5. Ratio of Coefficients: The relationship between a1/b1 and a2/b2 (slopes -b1/a1 and -b2/a2) indicates if lines are parallel, perpendicular, or neither.
6. Consistency of Equations: If one equation can be derived from the other by multiplying by a constant (including the constant term), the system is dependent (infinite solutions). If the coefficient parts are proportional but constant parts are not, it's inconsistent (no solution).

Understanding these factors helps interpret the output of the system of equations calculator and the nature of the system.

Frequently Asked Questions (FAQ)

What if the determinant D is zero?

If D=0, the system does not have a unique solution. It either has no solution (if Dx or Dy is non-zero) or infinitely many solutions (if both Dx and Dy are zero). Our system of equations calculator will specify which case it is.
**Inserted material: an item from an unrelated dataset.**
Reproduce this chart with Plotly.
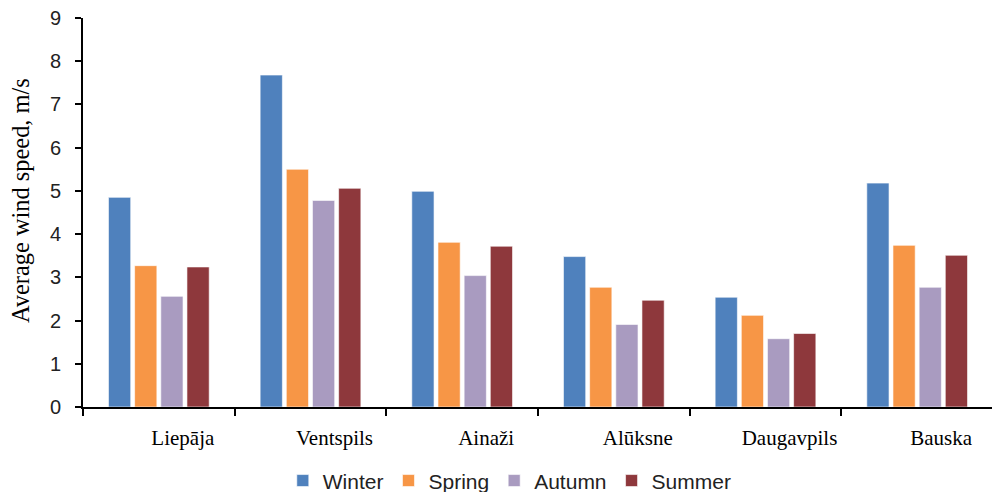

Can I solve systems with more than two equations using this calculator?

No, this specific system of equations calculator is designed for systems of two linear equations with two variables (x and y).

What does "infinitely many solutions" mean?

It means both equations represent the exact same line. Every point on that line is a solution to the system.

What does "no solution" mean?

It means the two lines represented by the equations are parallel and distinct. They never intersect, so there is no point (x, y) that satisfies both equations.

Can this calculator handle non-linear equations?

No, this tool is specifically for linear equations of the form ax + by = c.

What is Cramer's Rule?

Cramer's Rule is a method using determinants to solve systems of linear equations. It's particularly useful for systems where the number of equations equals the number of variables, and the main determinant is non-zero.

Are there other methods to solve these systems?

Yes, substitution and elimination are common algebraic methods. Graphing is a visual method. For larger systems, matrix methods like Gaussian elimination are used.

Why does the calculator show "N/A" initially?

The results show "N/A" or a default message before you input valid numbers and the calculation is performed. Once you enter values or click "Calculate", the results will appear.